The moaner was pounding hard enough to shatter the bones in his hands and moaning loud enough to shame a porn star nearing a money shot. And here I was stuck fuck-all in the middle of the shit storm. I wanted out of this scene, and I wanted out now.

I checked the room for something to use as a weapon. I found nothing. I could break the mirror and wield a piece of the broken glass like a knife, but hand-to-hand combat with one of those monsters was not one of the entries in my bucket list.

I turned around and quietly locked the door while trying not to let the beast know I was occupying the room. From the sounds of the beat-down he was giving the door, I was fairly certainly he had no intention of relenting or apologizing for the earlier incident.

I slid down the door until my ass hit tile. The floor was disgusting. I was most likely sitting in some stranger’s piss or puke. The pounding was reverberating in my head and numbing all other senses. All there was in that moment was sound, nothing but sound, pounding, echoing sound. Just a moment ago, I was begging to be released from the silence, and now I would give my other cheek for just a moment of that quiet bliss.

I could have screamed at the top of my lungs. Of course, that would only have brought about more relentless pounding.

Persistence, I have always felt, was one of mankind’s greatest attributes. Persistence has driven man to great heights, helped him to discover and invent new and better technology. Persistence was the spark that drove mothers to raise children into good and kind adults. Persistence took man to the moon and to the center of the earth. But at this very moment, persistence was about to undo the sanity of one man—me.

I was about to stand up, swing the bathroom door open, and choke the life out of whoever was on the other side, when the hammering stopped as suddenly as it had begun. The sound echoed on for a while, although I was pretty sure that echoing was in my head. But finally, sweet, sweet silence blanketed the room. A brief peace overcame my chest. I breathed it in, savored it.
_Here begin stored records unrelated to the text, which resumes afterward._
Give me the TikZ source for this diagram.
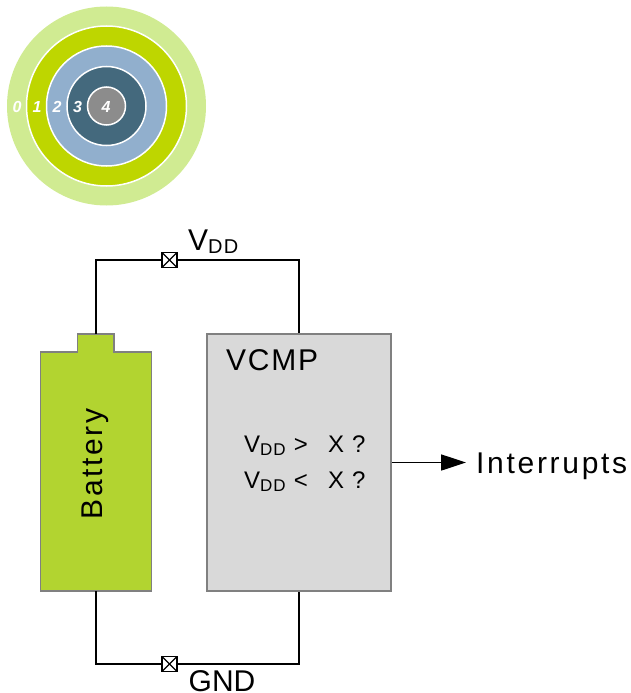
\documentclass[tikz,border=0pt]{standalone}
\usepackage{fontspec}
\usetikzlibrary{arrows.meta}
\setmainfont{Liberation Sans}[LetterSpace=6]
\newfontfamily\plainfont{Liberation Sans}
\newfontfamily\widefont{Liberation Sans}[LetterSpace=9]
\definecolor{c0}{RGB}{208,235,146}
\definecolor{c1}{RGB}{190,214,0}
\definecolor{c2}{RGB}{145,175,205}
\definecolor{c3}{RGB}{68,105,125}
\definecolor{c4}{RGB}{140,140,140}
\definecolor{c5}{RGB}{178,212,48}
\definecolor{c6}{RGB}{217,217,217}
\definecolor{c7}{RGB}{128,128,128}
\newcommand{\bigsize}{\fontsize{30}{36}\selectfont}
\newcommand{\midsize}{\fontsize{24}{29}\selectfont}
\newcommand{\vddbig}{V\raisebox{-3.5pt}{\fontsize{20}{20}\selectfont DD}}
\newcommand{\vddmid}{V\raisebox{-3pt}{\fontsize{17}{17}\selectfont DD}}
\tikzset{
    ring/.style={draw=white,line width=1.5pt},
    lvltext/.style={text=white,inner sep=0pt,font=\plainfont\fontsize{16}{16}\selectfont\bfseries\itshape},
    bigtext/.style={inner sep=0pt,font=\bigsize},
    wire/.style={line width=1.7pt},
    pad/.style={draw,line width=1.7pt,fill=white,minimum size=15pt,inner sep=0pt,
        path picture={
            \draw[line width=1.2pt] (path picture bounding box.north west) -- (path picture bounding box.south east);
            \draw[line width=1.2pt] (path picture bounding box.north east) -- (path picture bounding box.south west);
        }},
}
\begin{document}
\begin{tikzpicture}[x=1pt,y=-1pt]
    \useasboundingbox (0,0) rectangle (630,693);
    \begin{scope} %levels
        \fill[c0] (106.5,106) circle (99.5);
        \draw[ring,fill=c1] (106.5,106) circle (80);
        \draw[ring,fill=c2] (106.5,106) circle (60);
        \draw[ring,fill=c3] (106.5,106) circle (39.5);
        \draw[ring,fill=c4] (106.5,106) circle (19);
        \node[lvltext] (lvl0) at (17,106.5) {0};
        \node[lvltext] (lvl1) at (37,106.5) {1};
        \node[lvltext] (lvl2) at (57,106.5) {2};
        \node[lvltext] (lvl3) at (77.5,106.5) {3};
        \node[lvltext] (lvl4) at (106,106.5) {4};
    \end{scope}
    % battery outline has a nub on top, so it is a plain path
    \draw[draw=c7,line width=1.5pt,fill=c5] (40.5,352) -- (77.5,352) -- (77.5,334) -- (114,334)
        -- (114,352) -- (151.5,352) -- (151.5,591) -- (40.5,591) -- cycle;
    \coordinate (battplus) at (96,334);
    \coordinate (battminus) at (96,591);
    \node[bigtext,rotate=90] (battery) at (95,464) {\widefont Battery};
    % comparator block
    \node[draw=c7,line width=1.5pt,fill=c6,minimum width=184pt,minimum height=257pt,inner sep=0pt] (vcmp) at (299,462.5) {};
    \node[bigtext,anchor=base west] (vcmpname) at (226,370) {VCMP};
    \node[inner sep=0pt,anchor=base west,font=\midsize] (cmphigh) at (244,452) {\vddmid{} > \ \,X ?};
    \node[inner sep=0pt,anchor=base west,font=\midsize] (cmplow) at (244,488) {\vddmid{} < \ \,X ?};
    % pads on the supply lines
    \node[pad] (vddpad) at (169.5,260) {};
    \node[pad] (gndpad) at (169.5,664) {};
    \node[bigtext,anchor=base west] (vddname) at (188,250) {\vddbig};
    \node[bigtext,anchor=base west] (gndname) at (188.5,691) {\plainfont GND};
    \node[bigtext,anchor=base west] (interrupts) at (476,473) {\widefont Interrupts};
    \coordinate (arrowend) at (466,462.5);
    \draw[wire] (battplus) |- (vddpad);
    \draw[wire] (vddpad) -| (vcmp.north);
    \draw[wire] (battminus) |- (gndpad);
    \draw[wire] (gndpad) -| (vcmp.south);
    \draw[wire,-{Triangle[length=25pt,width=16pt]}] (vcmp.east) -- (arrowend);
\end{tikzpicture}
\end{document}
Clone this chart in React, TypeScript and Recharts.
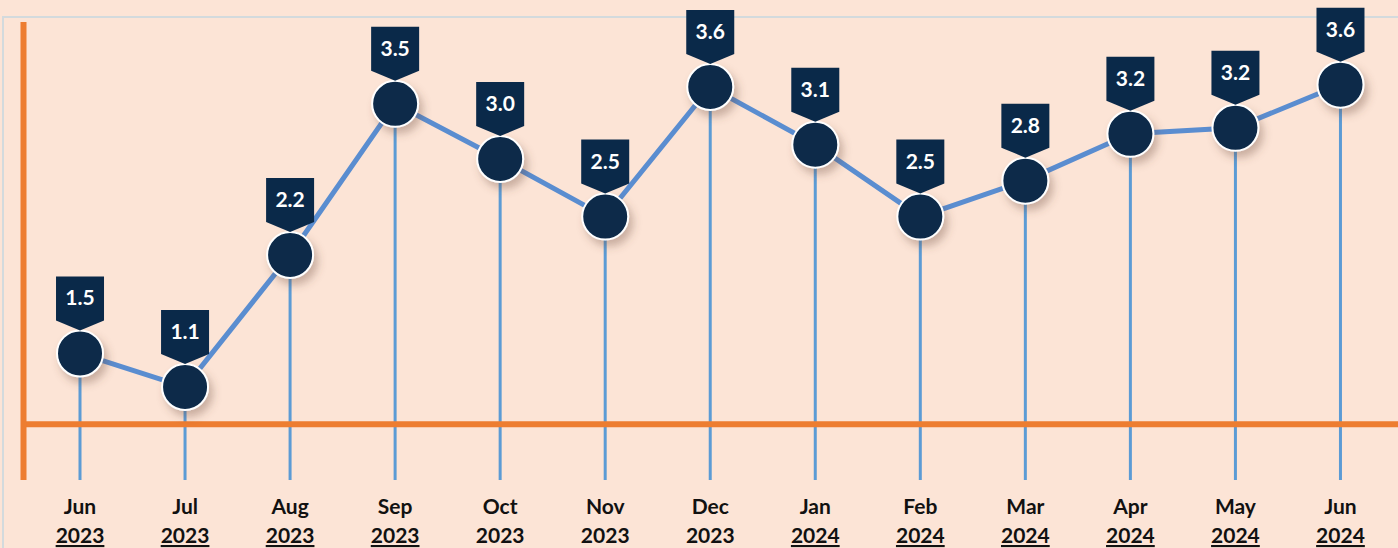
import { ComposedChart, Bar, Line, XAxis, YAxis, ReferenceLine } from 'recharts';

const months = ['Jun', 'Jul', 'Aug', 'Sep', 'Oct', 'Nov', 'Dec', 'Jan', 'Feb', 'Mar', 'Apr', 'May', 'Jun'];
const years = ['2023', '2023', '2023', '2023', '2023', '2023', '2023', '2024', '2024', '2024', '2024', '2024', '2024'];
const underlined = [true, true, true, true, false, false, false, true, true, true, true, true, true];
// plotted positions
const values = [1.38, 1.1, 2.2, 3.46, 3.0, 2.52, 3.6, 3.12, 2.52, 2.82, 3.21, 3.26, 3.62];
// figures printed in the callouts
const labels = ['1.5', '1.1', '2.2', '3.5', '3.0', '2.5', '3.6', '3.1', '2.5', '2.8', '3.2', '3.2', '3.6'];
const baseline = 0.79;

const data = months.map((m, i) => ({ idx: i, month: m, year: years[i], value: values[i] }));

const NAVY = '#0A2949';
const ORANGE = '#ED7D31';
const FONT = "'Century Gothic', Lato, 'Open Sans', sans-serif";

const MonthTick = (props: any) => {
  const { x, y, payload } = props;
  const i = payload.value as number;
  return (
    <g>
      <text x={x} y={y + 34} textAnchor="middle" fontFamily={FONT} fontWeight={700} fontSize={21} fill="#111">
        {months[i]}
      </text>
      <text
        x={x}
        y={y + 63}
        textAnchor="middle"
        fontFamily={FONT}
        fontWeight={700}
        fontSize={21}
        fill="#111"
        textDecoration={underlined[i] ? 'underline' : undefined}
      >
        {years[i]}
      </text>
    </g>
  );
};

const Marker = (props: any) => {
  const { cx, cy, index } = props;
  if (cx == null || cy == null) return null;
  const pts = [
    [cx - 24, cy - 77],
    [cx + 24, cy - 77],
    [cx + 24, cy - 33],
    [cx, cy - 23],
    [cx - 24, cy - 33],
  ]
    .map((p) => p.join(','))
    .join(' ');
  return (
    <g key={`m-${index}`}>
      <circle cx={cx} cy={cy} r={23} fill={NAVY} stroke="#fff" strokeWidth={2} filter="url(#dotShadow)" />
      <polygon points={pts} fill={NAVY} />
      <text x={cx} y={cy - 48} textAnchor="middle" fontFamily={FONT} fontWeight={700} fontSize={21} fill="#fff">
        {labels[index]}
      </text>
    </g>
  );
};

export default function App() {
  return (
    <div style={{ position: 'absolute', left: 0, top: 0, width: 1398, height: 548, background: '#FCE4D6', overflow: 'hidden' }}>
      <div
        style={{
          position: 'absolute',
          left: 2,
          top: 16,
          width: 1400,
          height: 540,
          borderTop: '2px solid #D3DADD',
          borderLeft: '2px solid #D3DADD',
        }}
      />
      <svg width={0} height={0} style={{ position: 'absolute' }}>
        <defs>
          <filter id="dotShadow" x="-50%" y="-50%" width="200%" height="200%">
            <feDropShadow dx={4} dy={6} stdDeviation={4} floodColor="#6b4a3a" floodOpacity={0.35} />
          </filter>
        </defs>
      </svg>
      <div style={{ position: 'absolute', left: 0, top: 0 }}>
        <ComposedChart width={1398} height={548} data={data} margin={{ top: 22, right: 0, bottom: 0, left: 0 }}>
          <XAxis
            dataKey="idx"
            axisLine={false}
            tickLine={false}
            tickSize={0}
            tickMargin={0}
            interval={0}
            height={68}
            padding={{ left: 4, right: 5 }}
            tick={<MonthTick />}
          />
          <YAxis
            type="number"
            domain={[0.325, 4.142]}
            width={23.5}
            tick={false}
            tickLine={false}
            axisLine={{ stroke: ORANGE, strokeWidth: 6 }}
          />
          <ReferenceLine y={baseline} stroke={ORANGE} strokeWidth={6} />
          <Bar dataKey="value" barSize={3} fill="#5B9BD5" isAnimationActive={false} />
          <Line
            dataKey="value"
            stroke="#5A8DD0"
            strokeWidth={5}
            dot={<Marker />}
            activeDot={false}
            isAnimationActive={false}
          />
        </ComposedChart>
      </div>
    </div>
  );
}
The short-lived peace was lifted when I heard Flaky stomping away. Was he looking for something to help him smash down the door?




My heart finally slowed to a just-above-average-tempo, and I was able to piece together the question that had been swimming in my head when Flaky attacked me.

“What in the hell did he want?”

I waited a moment longer until I was fairly sure there was nothing on the other side of the door that wanted to rip me apart. Once I felt safe, I stood and immediately went to work. Before I put my fingers anywhere near my cheek, I had to disinfect my hands. Who knew what kind of hellish germs were infesting the floor? A few scrubs with some anti-bacterial soap and I felt it was safe to begin playing doctor on my face.

Patching up my desecrated cheek proved to be more difficult than I had thought. In order to keep the bandage in place, I actually had to stuff the crater with a bit of gauze after dumping in half of a tube of antibiotic salve. Once the bite was covered, my face returned to its average-looking self.

With the surgery complete, I rummaged through the store until I located a means to carry supplies. A backpack would fit the bill perfectly, even if said backpack was designed for a young teenager. I wasn’t sure what it said, but the prepubescent grins of five young boys offered enough for a fairly good guess.

Even though I had no idea what had happened, I needed to at least be as prepared as a drugstore would allow.

Trail mix and other junk food items – check.

Bottled water – check.

Flashlight – check.

Extra batteries – check.

Matches – check.

Radio – check.

First aid supplies – check.

Paper and pens – check.

That was about all I could stuff into my boy-band backpack. It wouldn’t get me through Armageddon, but—Wow! I hadn’t thought that one through. Armageddon. The word itself was too Hollywood, too biblical, to be real. I had always assumed Armageddon would simply be the end. Blackout. Boom! You’re dead! The idea that the end would actually be sufferable made no logical sense. This was more like a bad joke or, worse, a Roger Corman movie that had no ending.